The records below hold a stretch from the line with "The picture is" through the line with "groups = ['FM', 'SBM', 'B-3', 'B-7']"; return exactly those lines, ends included, and nothing more.

[begin Records for this task]

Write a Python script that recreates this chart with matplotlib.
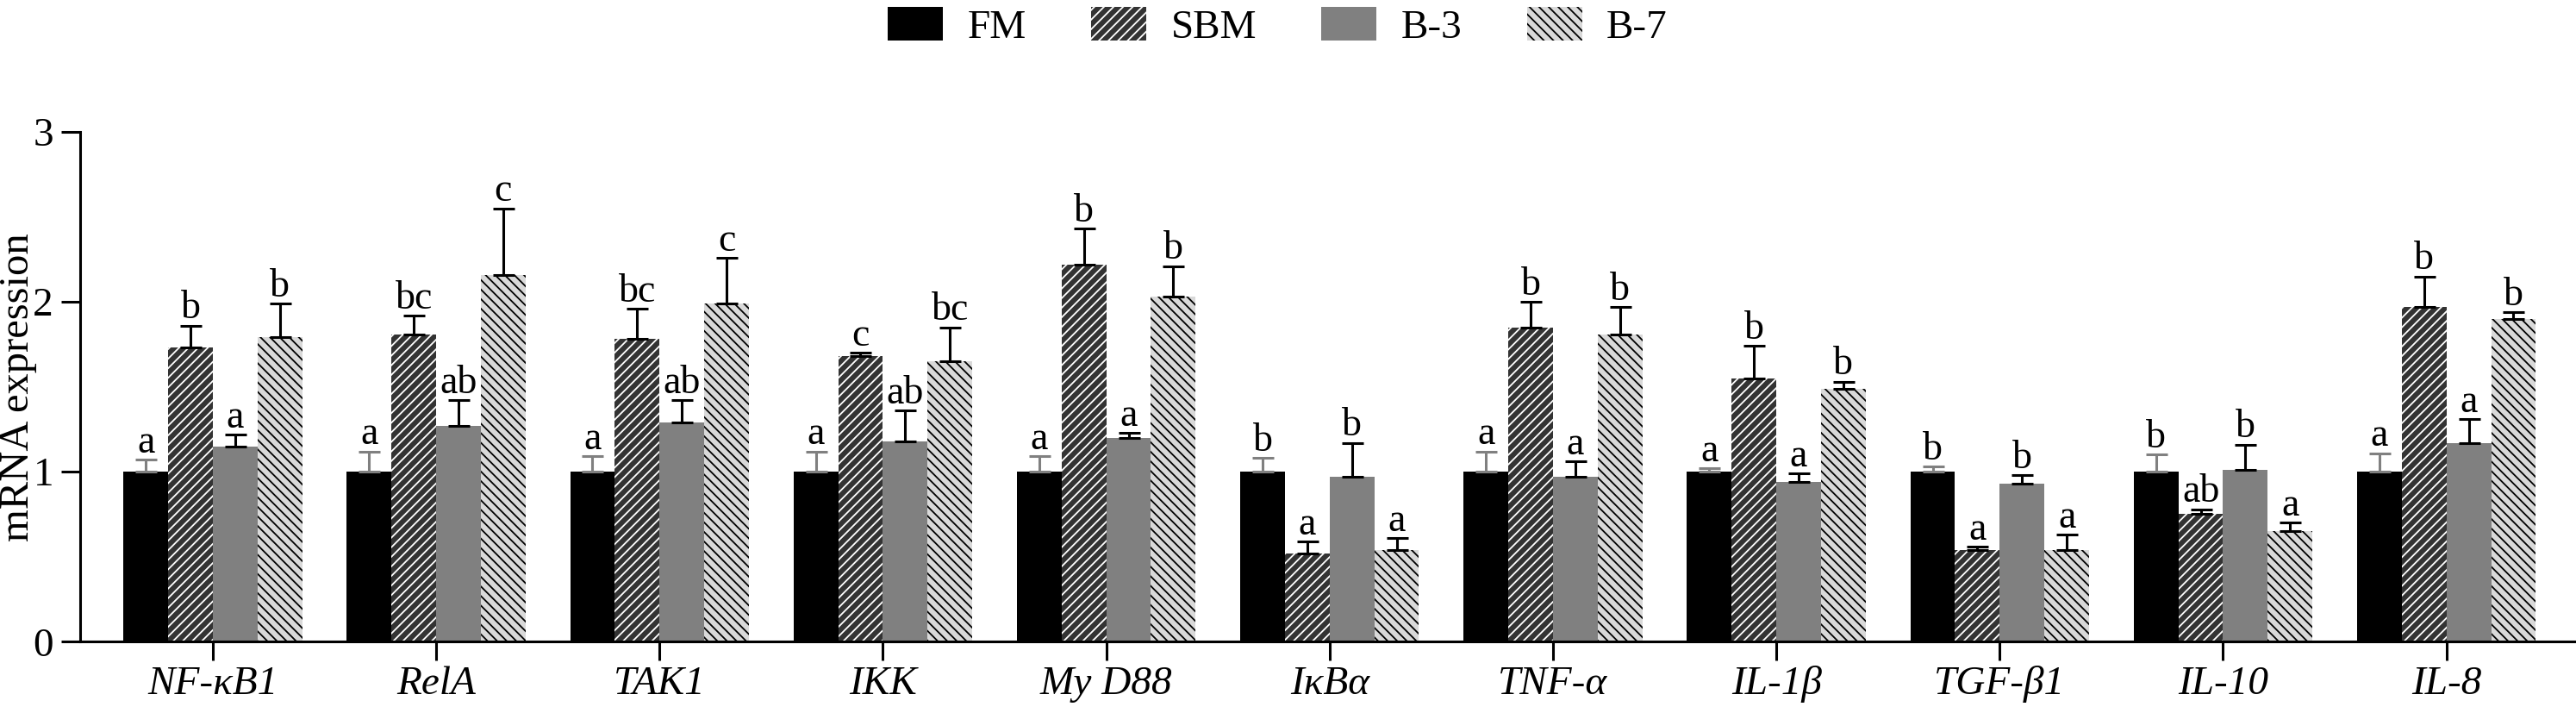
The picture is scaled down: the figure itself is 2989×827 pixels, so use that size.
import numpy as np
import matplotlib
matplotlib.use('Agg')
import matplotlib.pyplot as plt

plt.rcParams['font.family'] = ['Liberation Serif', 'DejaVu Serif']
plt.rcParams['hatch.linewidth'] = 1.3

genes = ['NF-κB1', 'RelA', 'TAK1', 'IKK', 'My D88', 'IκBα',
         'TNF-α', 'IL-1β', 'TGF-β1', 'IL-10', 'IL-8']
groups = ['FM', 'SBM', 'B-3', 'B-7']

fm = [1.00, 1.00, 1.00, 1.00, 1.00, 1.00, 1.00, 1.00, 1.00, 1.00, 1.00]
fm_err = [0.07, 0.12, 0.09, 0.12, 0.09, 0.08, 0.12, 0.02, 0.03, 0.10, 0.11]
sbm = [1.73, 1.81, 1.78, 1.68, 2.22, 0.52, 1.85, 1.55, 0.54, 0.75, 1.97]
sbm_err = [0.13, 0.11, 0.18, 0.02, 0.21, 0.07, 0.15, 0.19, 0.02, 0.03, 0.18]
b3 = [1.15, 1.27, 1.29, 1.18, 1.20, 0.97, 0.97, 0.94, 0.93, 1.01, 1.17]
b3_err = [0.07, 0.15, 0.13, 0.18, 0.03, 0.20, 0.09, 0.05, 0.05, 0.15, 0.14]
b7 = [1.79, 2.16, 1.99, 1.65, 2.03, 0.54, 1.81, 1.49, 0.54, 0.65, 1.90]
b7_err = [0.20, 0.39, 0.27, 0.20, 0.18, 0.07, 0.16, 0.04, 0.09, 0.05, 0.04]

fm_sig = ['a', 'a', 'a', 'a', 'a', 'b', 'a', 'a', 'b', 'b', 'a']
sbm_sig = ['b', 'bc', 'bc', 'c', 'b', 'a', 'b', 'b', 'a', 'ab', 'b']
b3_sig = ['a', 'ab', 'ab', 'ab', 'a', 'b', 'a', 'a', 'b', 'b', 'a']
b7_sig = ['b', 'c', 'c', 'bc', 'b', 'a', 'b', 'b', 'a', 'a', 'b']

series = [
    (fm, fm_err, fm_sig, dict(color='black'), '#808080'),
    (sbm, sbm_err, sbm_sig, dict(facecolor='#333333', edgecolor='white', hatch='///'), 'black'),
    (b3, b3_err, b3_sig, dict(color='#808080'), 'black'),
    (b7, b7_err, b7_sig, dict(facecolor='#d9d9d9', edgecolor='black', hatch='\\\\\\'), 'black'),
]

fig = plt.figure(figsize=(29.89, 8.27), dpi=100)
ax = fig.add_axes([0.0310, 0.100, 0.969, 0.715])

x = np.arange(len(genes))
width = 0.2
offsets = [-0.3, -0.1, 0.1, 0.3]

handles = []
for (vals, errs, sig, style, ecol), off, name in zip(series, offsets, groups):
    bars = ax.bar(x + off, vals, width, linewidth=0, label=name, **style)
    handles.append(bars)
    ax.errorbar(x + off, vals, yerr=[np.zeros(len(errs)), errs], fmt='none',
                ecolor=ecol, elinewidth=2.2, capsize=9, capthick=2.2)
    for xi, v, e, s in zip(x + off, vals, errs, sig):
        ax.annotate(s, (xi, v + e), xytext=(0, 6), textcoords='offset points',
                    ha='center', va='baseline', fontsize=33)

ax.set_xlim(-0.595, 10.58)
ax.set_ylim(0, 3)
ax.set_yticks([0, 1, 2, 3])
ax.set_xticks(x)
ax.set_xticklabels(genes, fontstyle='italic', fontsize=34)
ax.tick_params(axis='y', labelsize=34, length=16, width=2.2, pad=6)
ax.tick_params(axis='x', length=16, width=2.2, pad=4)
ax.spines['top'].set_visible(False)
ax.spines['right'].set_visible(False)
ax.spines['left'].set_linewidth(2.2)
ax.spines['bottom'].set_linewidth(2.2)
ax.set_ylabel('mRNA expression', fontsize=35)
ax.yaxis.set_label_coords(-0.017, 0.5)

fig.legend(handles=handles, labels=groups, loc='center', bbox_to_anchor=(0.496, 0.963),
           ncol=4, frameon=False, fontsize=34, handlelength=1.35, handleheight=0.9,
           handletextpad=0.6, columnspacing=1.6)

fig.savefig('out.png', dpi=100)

[end Records for this task]
[begin Records for this task]

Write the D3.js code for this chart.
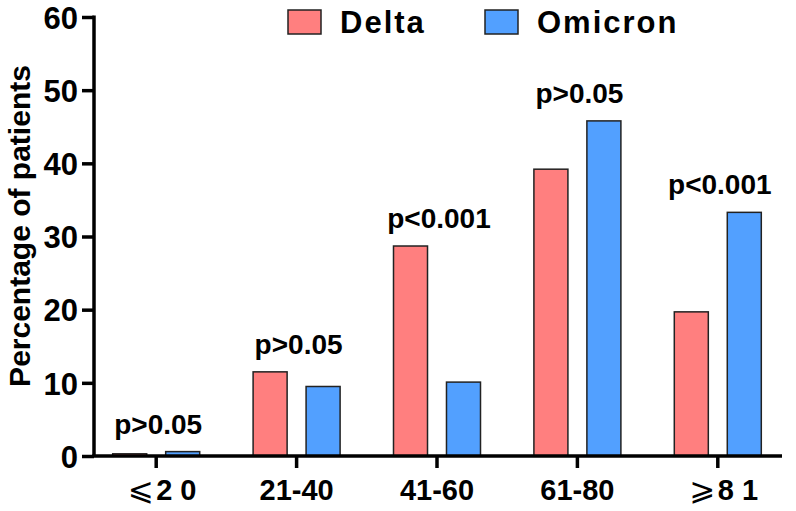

[end Records for this task]
[begin Records for this task]

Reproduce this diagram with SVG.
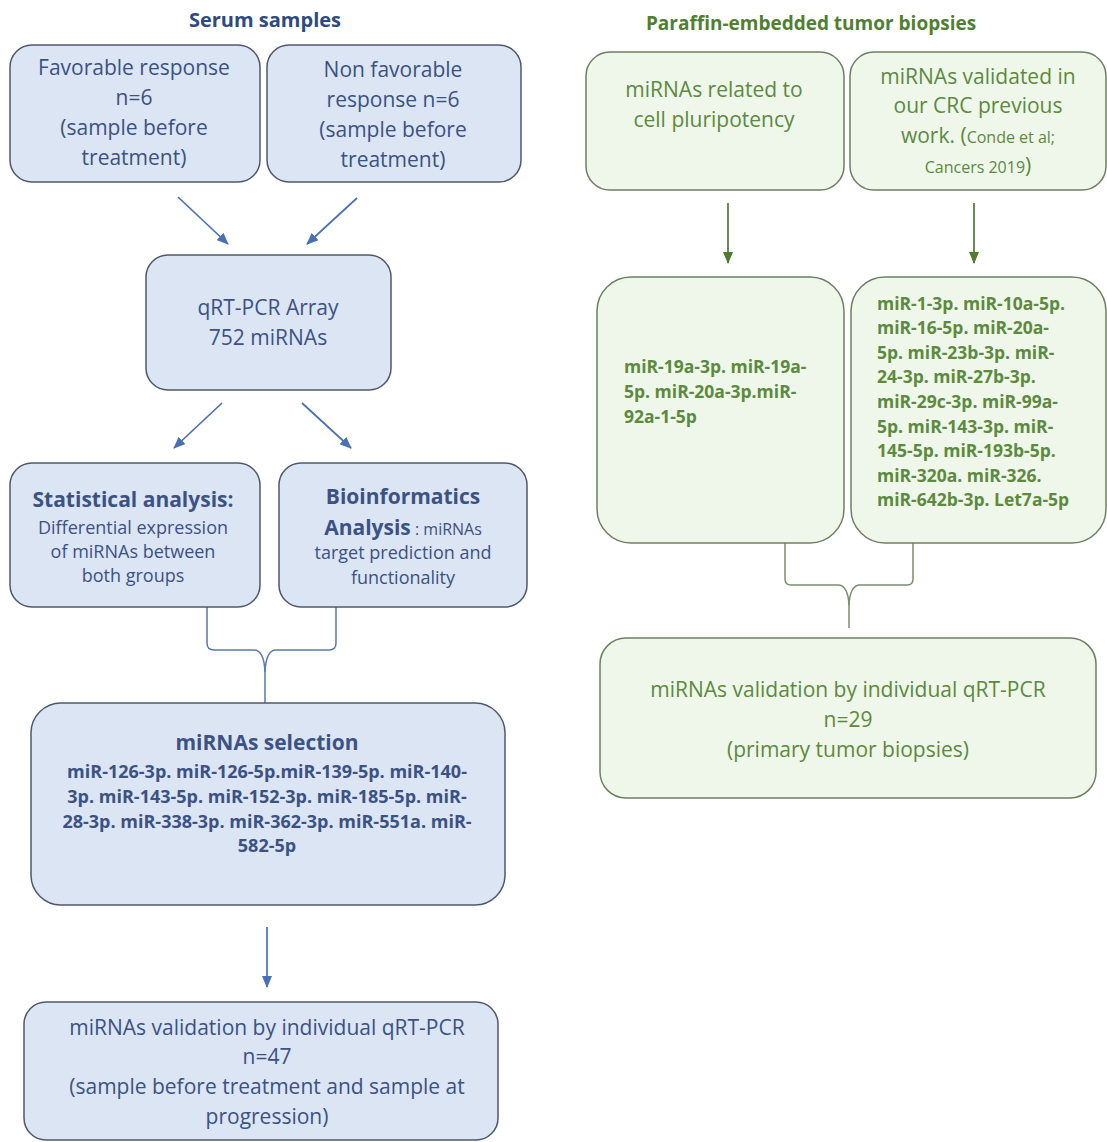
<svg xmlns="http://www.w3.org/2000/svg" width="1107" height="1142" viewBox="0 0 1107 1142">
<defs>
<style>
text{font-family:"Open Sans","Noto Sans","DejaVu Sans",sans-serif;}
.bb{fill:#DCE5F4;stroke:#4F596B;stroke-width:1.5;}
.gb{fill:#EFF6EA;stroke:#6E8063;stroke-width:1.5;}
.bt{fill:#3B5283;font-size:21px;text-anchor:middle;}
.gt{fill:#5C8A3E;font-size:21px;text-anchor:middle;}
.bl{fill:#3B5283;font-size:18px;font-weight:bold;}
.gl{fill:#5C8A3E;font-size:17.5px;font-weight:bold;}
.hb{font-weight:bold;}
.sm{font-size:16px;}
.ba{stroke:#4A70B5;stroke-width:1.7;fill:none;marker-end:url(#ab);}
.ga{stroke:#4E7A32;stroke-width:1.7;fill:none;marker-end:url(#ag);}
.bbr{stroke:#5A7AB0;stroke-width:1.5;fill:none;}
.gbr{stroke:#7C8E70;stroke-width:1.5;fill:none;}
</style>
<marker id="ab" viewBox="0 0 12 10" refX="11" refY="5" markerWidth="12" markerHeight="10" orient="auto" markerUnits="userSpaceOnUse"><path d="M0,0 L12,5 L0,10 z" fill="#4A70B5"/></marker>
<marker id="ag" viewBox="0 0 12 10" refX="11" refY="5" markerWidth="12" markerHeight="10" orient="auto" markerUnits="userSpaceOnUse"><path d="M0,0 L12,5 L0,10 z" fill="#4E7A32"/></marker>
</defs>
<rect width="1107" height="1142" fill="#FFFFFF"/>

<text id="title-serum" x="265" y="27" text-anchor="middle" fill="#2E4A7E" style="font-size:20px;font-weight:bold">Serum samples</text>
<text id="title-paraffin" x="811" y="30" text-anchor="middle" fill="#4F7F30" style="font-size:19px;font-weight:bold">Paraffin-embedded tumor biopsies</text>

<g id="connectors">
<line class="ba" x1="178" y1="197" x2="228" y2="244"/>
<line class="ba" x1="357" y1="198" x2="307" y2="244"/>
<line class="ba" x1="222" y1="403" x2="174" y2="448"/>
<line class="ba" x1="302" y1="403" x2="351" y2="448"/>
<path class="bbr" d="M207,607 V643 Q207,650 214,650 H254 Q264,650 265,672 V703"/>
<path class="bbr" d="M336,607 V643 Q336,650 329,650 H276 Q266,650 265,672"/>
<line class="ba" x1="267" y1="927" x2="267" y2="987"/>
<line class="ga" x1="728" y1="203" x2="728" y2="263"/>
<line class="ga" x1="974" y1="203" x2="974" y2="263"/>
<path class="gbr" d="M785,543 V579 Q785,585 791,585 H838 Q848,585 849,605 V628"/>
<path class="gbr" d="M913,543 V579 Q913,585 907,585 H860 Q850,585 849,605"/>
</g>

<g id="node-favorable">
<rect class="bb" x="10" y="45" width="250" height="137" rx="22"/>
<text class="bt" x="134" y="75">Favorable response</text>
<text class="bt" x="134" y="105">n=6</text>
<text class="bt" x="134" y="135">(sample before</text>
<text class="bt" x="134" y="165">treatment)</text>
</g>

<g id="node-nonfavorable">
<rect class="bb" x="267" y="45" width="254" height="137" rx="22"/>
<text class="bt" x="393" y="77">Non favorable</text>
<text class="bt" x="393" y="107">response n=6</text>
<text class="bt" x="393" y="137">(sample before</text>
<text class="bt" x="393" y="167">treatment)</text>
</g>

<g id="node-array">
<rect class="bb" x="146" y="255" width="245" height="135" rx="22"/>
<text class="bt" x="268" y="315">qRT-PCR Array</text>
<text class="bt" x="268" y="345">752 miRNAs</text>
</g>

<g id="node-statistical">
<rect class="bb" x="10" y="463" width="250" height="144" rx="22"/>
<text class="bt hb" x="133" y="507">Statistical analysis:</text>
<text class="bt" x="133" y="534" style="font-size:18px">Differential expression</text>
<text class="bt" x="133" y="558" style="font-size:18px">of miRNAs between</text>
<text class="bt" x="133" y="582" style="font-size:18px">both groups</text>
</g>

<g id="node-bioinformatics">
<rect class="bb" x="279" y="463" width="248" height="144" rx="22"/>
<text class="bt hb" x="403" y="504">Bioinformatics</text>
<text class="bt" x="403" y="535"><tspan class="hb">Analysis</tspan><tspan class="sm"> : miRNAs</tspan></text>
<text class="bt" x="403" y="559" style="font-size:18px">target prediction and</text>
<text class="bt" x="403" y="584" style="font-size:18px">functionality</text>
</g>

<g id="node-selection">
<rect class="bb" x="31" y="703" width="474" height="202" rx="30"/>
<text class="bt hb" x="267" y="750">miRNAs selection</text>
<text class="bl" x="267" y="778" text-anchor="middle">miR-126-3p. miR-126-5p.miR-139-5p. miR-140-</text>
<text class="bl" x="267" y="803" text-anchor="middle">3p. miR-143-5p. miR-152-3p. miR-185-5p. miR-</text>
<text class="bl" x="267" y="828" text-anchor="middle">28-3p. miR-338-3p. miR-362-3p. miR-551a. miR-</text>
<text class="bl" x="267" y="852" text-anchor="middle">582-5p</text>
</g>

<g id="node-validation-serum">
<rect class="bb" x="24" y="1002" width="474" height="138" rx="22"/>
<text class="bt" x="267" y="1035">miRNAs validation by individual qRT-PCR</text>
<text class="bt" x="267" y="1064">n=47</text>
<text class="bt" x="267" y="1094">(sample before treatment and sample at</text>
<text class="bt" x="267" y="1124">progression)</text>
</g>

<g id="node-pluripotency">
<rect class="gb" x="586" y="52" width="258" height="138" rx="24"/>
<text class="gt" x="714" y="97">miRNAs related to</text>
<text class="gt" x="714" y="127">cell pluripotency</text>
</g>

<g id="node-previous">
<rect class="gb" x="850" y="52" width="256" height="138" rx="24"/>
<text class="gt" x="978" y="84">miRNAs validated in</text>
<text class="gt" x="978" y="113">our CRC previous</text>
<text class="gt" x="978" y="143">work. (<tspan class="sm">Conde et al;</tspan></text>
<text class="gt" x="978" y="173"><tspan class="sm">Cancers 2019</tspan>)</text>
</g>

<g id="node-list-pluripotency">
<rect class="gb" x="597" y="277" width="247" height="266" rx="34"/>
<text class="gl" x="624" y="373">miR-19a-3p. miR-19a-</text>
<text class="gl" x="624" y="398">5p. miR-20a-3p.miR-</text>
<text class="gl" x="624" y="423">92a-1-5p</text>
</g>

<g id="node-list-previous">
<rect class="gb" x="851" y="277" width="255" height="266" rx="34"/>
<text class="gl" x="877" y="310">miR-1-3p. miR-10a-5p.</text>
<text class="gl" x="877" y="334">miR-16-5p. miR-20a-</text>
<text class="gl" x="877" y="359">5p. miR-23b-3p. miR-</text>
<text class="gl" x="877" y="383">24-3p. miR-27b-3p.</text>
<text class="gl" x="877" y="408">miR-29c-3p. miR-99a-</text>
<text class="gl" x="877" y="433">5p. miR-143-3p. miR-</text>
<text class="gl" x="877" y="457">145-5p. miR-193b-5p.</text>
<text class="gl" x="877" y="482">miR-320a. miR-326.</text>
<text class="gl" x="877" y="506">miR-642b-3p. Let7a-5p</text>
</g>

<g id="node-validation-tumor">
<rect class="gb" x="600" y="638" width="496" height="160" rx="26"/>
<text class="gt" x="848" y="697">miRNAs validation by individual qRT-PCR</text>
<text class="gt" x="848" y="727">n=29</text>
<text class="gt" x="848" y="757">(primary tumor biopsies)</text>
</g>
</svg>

[end Records for this task]

> **Completed exercise**:
The picture is scaled down: the figure itself is 2989×827 pixels, so use that size.
import numpy as np
import matplotlib
matplotlib.use('Agg')
import matplotlib.pyplot as plt

plt.rcParams['font.family'] = ['Liberation Serif', 'DejaVu Serif']
plt.rcParams['hatch.linewidth'] = 1.3

genes = ['NF-κB1', 'RelA', 'TAK1', 'IKK', 'My D88', 'IκBα',
         'TNF-α', 'IL-1β', 'TGF-β1', 'IL-10', 'IL-8']
groups = ['FM', 'SBM', 'B-3', 'B-7']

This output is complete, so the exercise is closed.